## Source data

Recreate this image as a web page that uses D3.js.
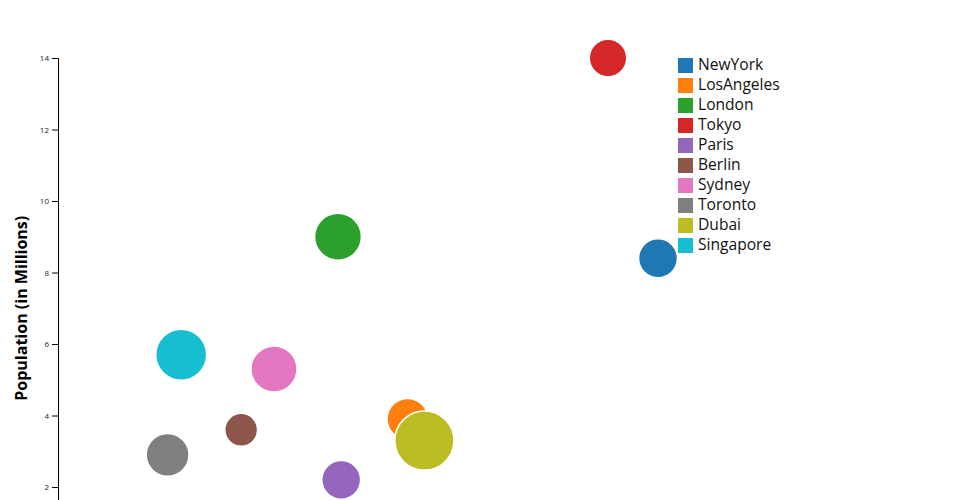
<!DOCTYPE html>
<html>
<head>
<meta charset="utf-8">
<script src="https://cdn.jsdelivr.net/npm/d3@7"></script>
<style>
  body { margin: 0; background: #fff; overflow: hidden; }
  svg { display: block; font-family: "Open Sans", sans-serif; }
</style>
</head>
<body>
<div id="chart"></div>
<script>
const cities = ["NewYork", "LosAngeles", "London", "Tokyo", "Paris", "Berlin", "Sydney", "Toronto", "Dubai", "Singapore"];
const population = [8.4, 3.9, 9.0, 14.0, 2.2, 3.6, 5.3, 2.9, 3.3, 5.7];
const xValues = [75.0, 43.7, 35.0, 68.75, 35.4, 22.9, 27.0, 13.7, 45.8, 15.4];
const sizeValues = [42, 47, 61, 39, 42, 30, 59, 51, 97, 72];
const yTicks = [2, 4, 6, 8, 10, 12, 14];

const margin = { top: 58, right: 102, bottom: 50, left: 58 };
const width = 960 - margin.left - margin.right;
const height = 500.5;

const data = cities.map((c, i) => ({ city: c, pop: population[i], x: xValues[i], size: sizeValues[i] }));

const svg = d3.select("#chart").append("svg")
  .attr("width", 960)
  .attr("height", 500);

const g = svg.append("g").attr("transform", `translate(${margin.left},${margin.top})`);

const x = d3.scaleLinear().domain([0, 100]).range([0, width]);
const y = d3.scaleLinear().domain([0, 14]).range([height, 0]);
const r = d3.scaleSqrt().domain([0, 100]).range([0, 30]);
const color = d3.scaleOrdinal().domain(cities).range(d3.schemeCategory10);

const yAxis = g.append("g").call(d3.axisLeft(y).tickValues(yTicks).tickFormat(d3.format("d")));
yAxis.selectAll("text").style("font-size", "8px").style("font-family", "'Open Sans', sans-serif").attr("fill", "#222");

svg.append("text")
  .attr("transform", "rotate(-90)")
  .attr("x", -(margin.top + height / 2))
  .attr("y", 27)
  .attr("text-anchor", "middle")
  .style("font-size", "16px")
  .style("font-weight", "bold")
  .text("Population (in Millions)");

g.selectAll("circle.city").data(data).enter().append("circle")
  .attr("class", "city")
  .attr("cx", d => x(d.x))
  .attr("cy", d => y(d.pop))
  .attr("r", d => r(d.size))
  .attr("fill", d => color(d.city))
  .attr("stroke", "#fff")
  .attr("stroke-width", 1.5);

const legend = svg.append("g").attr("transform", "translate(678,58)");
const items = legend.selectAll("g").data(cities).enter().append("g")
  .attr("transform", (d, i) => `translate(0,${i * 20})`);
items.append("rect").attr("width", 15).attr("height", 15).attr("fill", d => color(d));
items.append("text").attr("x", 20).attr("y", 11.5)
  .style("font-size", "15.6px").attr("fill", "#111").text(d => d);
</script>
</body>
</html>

## Exercise goal
Write out exactly the opening lines of the data, stopping after the line that holds "const yTicks = [2, 4, 6, 8, 10, 12, 14];". Exclude pictures.

## Solution
Recreate this image as a web page that uses D3.js.
<!DOCTYPE html>
<html>
<head>
<meta charset="utf-8">
<script src="https://cdn.jsdelivr.net/npm/d3@7"></script>
<style>
  body { margin: 0; background: #fff; overflow: hidden; }
  svg { display: block; font-family: "Open Sans", sans-serif; }
</style>
</head>
<body>
<div id="chart"></div>
<script>
const cities = ["NewYork", "LosAngeles", "London", "Tokyo", "Paris", "Berlin", "Sydney", "Toronto", "Dubai", "Singapore"];
const population = [8.4, 3.9, 9.0, 14.0, 2.2, 3.6, 5.3, 2.9, 3.3, 5.7];
const xValues = [75.0, 43.7, 35.0, 68.75, 35.4, 22.9, 27.0, 13.7, 45.8, 15.4];
const sizeValues = [42, 47, 61, 39, 42, 30, 59, 51, 97, 72];
const yTicks = [2, 4, 6, 8, 10, 12, 14];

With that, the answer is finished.